##### MATERIAL FOR THIS TASK

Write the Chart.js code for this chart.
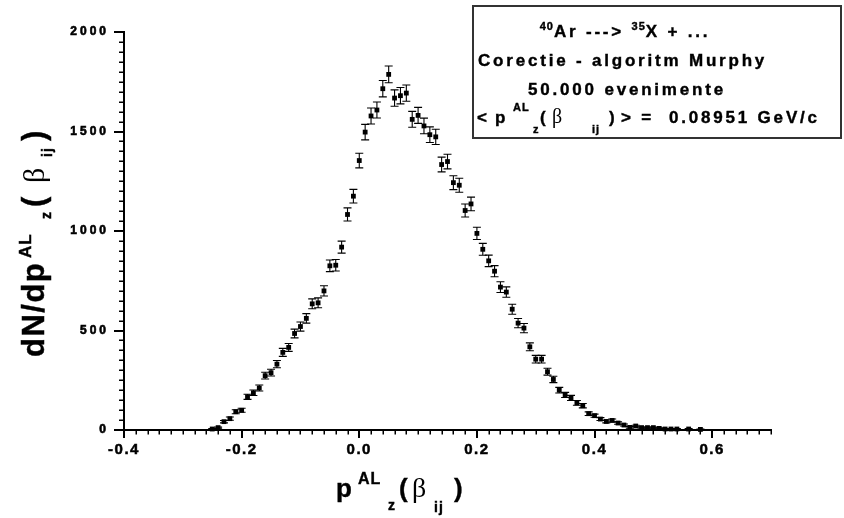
<!DOCTYPE html>
<html><head><meta charset="utf-8">
<script src="https://cdn.jsdelivr.net/npm/chart.js@4.4.1/dist/chart.umd.min.js"></script>
<style>
html,body{margin:0;padding:0;background:#fff;}
#wrap{position:relative;width:844px;height:518px;overflow:hidden;background:#fff;}
#c{position:absolute;left:0;top:0;}
.t{position:absolute;white-space:pre;line-height:1;font-family:"Liberation Sans",Arial,sans-serif;font-weight:bold;color:#000;-webkit-text-stroke:0.4px #000;}
.g{font-family:"Liberation Serif","Times New Roman",serif;font-weight:normal;-webkit-text-stroke:0;}
#box{position:absolute;left:472px;top:5px;width:370px;height:134px;box-sizing:border-box;border:2px solid #333;}
#ytitle{position:absolute;left:0;top:357px;width:260px;height:70px;transform-origin:0 0;transform:rotate(-90deg);}
</style></head>
<body><div id="wrap">
<canvas id="c" width="844" height="518"></canvas>
<div id="box"></div>
<div class="t" style="left:475px;top:22.6px;width:300px;text-align:center;font-size:17px;letter-spacing:2.8px"><span style="position:relative;top:-7px;font-size:11px;letter-spacing:1px">40</span>Ar ---&gt; <span style="position:relative;top:-7px;font-size:11px;letter-spacing:1px">35</span>X + ...</div>
<div class="t" style="left:478px;top:51.6px;font-size:17px;letter-spacing:2.8px">Corectie - algoritm Murphy</div>
<div class="t" style="left:477px;top:80.6px;width:300px;text-align:center;font-size:17px;letter-spacing:2.8px">50.000 evenimente</div>
<div class="t" style="left:477px;top:108.6px;font-size:17px">&lt;</div>
<div class="t" style="left:495px;top:108.6px;font-size:17px">p</div>
<div class="t" style="left:513px;top:101.5px;font-size:11px;letter-spacing:1px">AL</div>
<div class="t" style="left:533px;top:123.7px;font-size:11px">z</div>
<div class="t" style="left:540px;top:108.6px;font-size:17px">(</div>
<div class="t g" style="left:552px;top:106.2px;font-size:20px">β</div>
<div class="t" style="left:592px;top:123.7px;font-size:11px;letter-spacing:1px">ij</div>
<div class="t" style="left:609px;top:108.6px;font-size:17px">)</div>
<div class="t" style="left:621px;top:108.6px;font-size:17px;letter-spacing:2.8px">&gt; =  0.08951 GeV/c</div>

<div class="t" style="left:336px;top:475px;font-size:26px">p</div>
<div class="t" style="left:358px;top:470.5px;font-size:16px;letter-spacing:1px">AL</div>
<div class="t" style="left:388px;top:498px;font-size:14px">z</div>
<div class="t" style="left:399px;top:475px;font-size:26px">(</div>
<div class="t g" style="left:412px;top:473.5px;font-size:28px">β</div>
<div class="t" style="left:434px;top:500px;font-size:14px;letter-spacing:1px">ij</div>
<div class="t" style="left:454px;top:475px;font-size:26px">)</div>

<div id="ytitle">
<div class="t" style="left:0px;top:17.8px;font-size:31px;letter-spacing:1.5px">dN/dp</div>
<div class="t" style="left:99px;top:16.6px;font-size:17px;letter-spacing:1px">AL</div>
<div class="t" style="left:138px;top:39.1px;font-size:14px">z</div>
<div class="t" style="left:150px;top:17.8px;font-size:31px">(</div>
<div class="t g" style="left:174px;top:18.9px;font-size:30px">β</div>
<div class="t" style="left:200px;top:40.1px;font-size:14px;letter-spacing:1px">ij</div>
<div class="t" style="left:216px;top:17.8px;font-size:31px">)</div>
</div>
</div>
<script>
const xValues = [-0.25,-0.24,-0.23,-0.22,-0.21,-0.20,-0.19,-0.18,-0.17,-0.16,-0.15,-0.14,-0.13,-0.12,-0.11,-0.10,-0.09,-0.08,-0.07,-0.06,-0.05,-0.04,-0.03,-0.02,-0.01,
  0.00,0.01,0.02,0.03,0.04,0.05,0.06,0.07,0.08,0.09,0.10,0.11,0.12,0.13,0.14,0.15,0.16,0.17,0.18,0.19,0.20,0.21,0.22,0.23,0.24,0.25,0.26,0.27,0.28,0.29,
  0.30,0.31,0.32,0.33,0.34,0.35,0.36,0.37,0.38,0.39,0.40,0.41,0.42,0.43,0.44,0.45,0.46,0.47,0.48,0.49,0.50,0.51,0.52,0.53,0.54,0.56,0.58];
const counts = [5,12,42,57,92,99,167,187,211,273,288,331,390,415,485,520,561,634,639,699,825,828,919,1083,1175,
  1354,1497,1578,1608,1715,1787,1668,1680,1693,1561,1581,1528,1484,1473,1334,1349,1243,1230,1103,1136,988,908,850,798,718,693,607,537,512,418,
  356,356,293,254,200,176,161,136,122,82,72,55,43,48,35,25,13,20,12,12,12,8,5,5,5,5,3];
const errors = [2,3,6,8,10,10,13,14,15,17,17,18,20,20,22,23,24,25,25,26,29,29,30,33,34,
  37,39,40,40,41,42,41,41,41,40,40,39,39,38,37,37,35,35,33,34,31,30,29,28,27,26,25,23,23,20,
  19,19,17,16,14,13,13,12,11,9,8,7,7,7,6,5,4,4,3,3,3,3,2,2,2,2,2];
const xTicks = [-0.4,-0.2,0.0,0.2,0.4,0.6];
const yTicks = [0,500,1000,1500,2000];
const xMinorStep = 0.02;
const yMinorStep = 50;

const points = xValues.map((x,i)=>({x:x, y:counts[i]}));

const extras = {
  id:'extras',
  beforeDraw(chart){
    const ls = {x:'1.5px', y:'3px'};
    ['x','y'].forEach(id=>{
      const s = chart.scales[id];
      if(!s._lsPatched){
        const orig = s.drawLabels.bind(s);
        s.drawLabels = function(a){
          const ctx = this.ctx;
          const old = ctx.letterSpacing;
          ctx.letterSpacing = ls[id];
          orig(a);
          ctx.letterSpacing = old || '0px';
        };
        s._lsPatched = true;
      }
    });
  },
  beforeDatasetsDraw(chart){
    const ctx = chart.ctx, xs = chart.scales.x, ys = chart.scales.y;
    ctx.save();
    ctx.strokeStyle = '#000';
    ctx.lineWidth = 1.1;
    for(let i=0;i<xValues.length;i++){
      const px = xs.getPixelForValue(xValues[i]);
      const top = ys.getPixelForValue(counts[i]+errors[i]);
      const bot = ys.getPixelForValue(counts[i]-errors[i]);
      ctx.beginPath();
      ctx.moveTo(px, top); ctx.lineTo(px, bot);
      ctx.moveTo(px-4, top); ctx.lineTo(px+4, top);
      ctx.moveTo(px-4, bot); ctx.lineTo(px+4, bot);
      ctx.stroke();
    }
    ctx.restore();
  },
  afterDraw(chart){
    const ctx = chart.ctx, xs = chart.scales.x, ys = chart.scales.y, a = chart.chartArea;
    ctx.save();
    ctx.strokeStyle = '#000';
    ctx.lineWidth = 1.5;
    ctx.beginPath();
    const nx = Math.round((xs.max - xs.min)/xMinorStep);
    for(let i=0;i<=nx;i++){
      if(i%10===0) continue;
      const v = xs.min + i*xMinorStep;
      const px = Math.round(xs.getPixelForValue(v))+0.25;
      ctx.moveTo(px, a.bottom); ctx.lineTo(px, a.bottom+4.5);
    }
    const ny = Math.round((ys.max - ys.min)/yMinorStep);
    for(let i=0;i<=ny;i++){
      if(i%10===0) continue;
      const v = ys.min + i*yMinorStep;
      const py = Math.round(ys.getPixelForValue(v))+0.25;
      ctx.moveTo(a.left-5, py); ctx.lineTo(a.left, py);
    }
    ctx.stroke();
    ctx.restore();
  }
};

new Chart(document.getElementById('c'), {
  type:'scatter',
  data:{datasets:[{
    data: points,
    pointStyle:'rect',
    pointRadius:3.4,
    pointHoverRadius:3.4,
    backgroundColor:'#000',
    borderColor:'#000',
    borderWidth:0,
    showLine:false,
    clip:false
  }]},
  options:{
    responsive:false,
    animation:false,
    events:[],
    layout:{padding:{top:32,right:73,left:0,bottom:0}},
    plugins:{legend:{display:false},tooltip:{enabled:false}},
    scales:{
      x:{
        type:'linear', min:-0.4, max:0.7,
        afterFit(s){ s.height = 88; },
        afterBuildTicks(s){ s.ticks = xTicks.map(v=>({value:v})); },
        ticks:{callback:(v)=>Number(v).toFixed(1), color:'#000', padding:3, maxRotation:0, autoSkip:false,
          textStrokeColor:'#000', textStrokeWidth:0.5,
          font:{family:'"Liberation Sans", Arial, sans-serif', size:15, weight:'bold'}},
        grid:{drawOnChartArea:false, drawTicks:true, tickLength:8, lineWidth:2, color:'#000'},
        border:{display:true, width:2, color:'#000'}
      },
      y:{
        type:'linear', min:0, max:2000,
        afterFit(s){ s.width = 124; },
        afterBuildTicks(s){ s.ticks = yTicks.map(v=>({value:v})); },
        ticks:{callback:(v)=>String(v), color:'#000', padding:5,
          textStrokeColor:'#000', textStrokeWidth:0.6,
          font:{family:'"Liberation Sans", Arial, sans-serif', size:12, weight:'bold'}},
        grid:{drawOnChartArea:false, drawTicks:true, tickLength:10, lineWidth:2, color:'#000'},
        border:{display:true, width:2, color:'#000'}
      }
    }
  },
  plugins:[extras]
});
</script>
</body></html>
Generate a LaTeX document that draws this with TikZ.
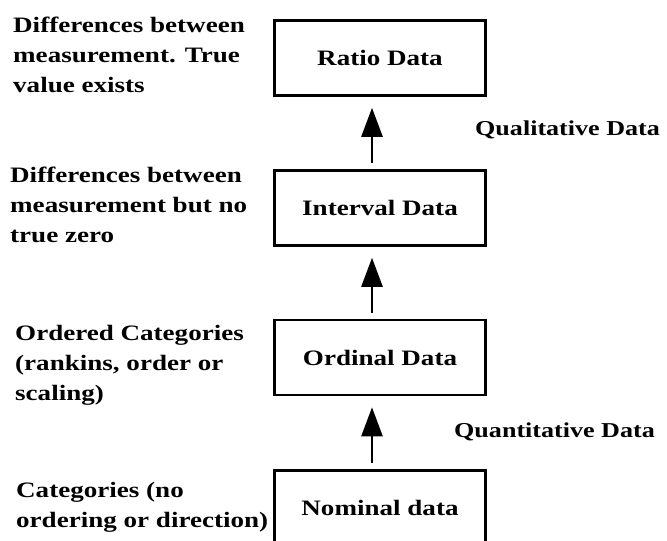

##########

YOUR TASK →
Extract every line above that contains the word "document".

SOLVED PROBLEM →
new Chart(document.getElementById('c'), {
Generate a LaTeX document that draws this with TikZ.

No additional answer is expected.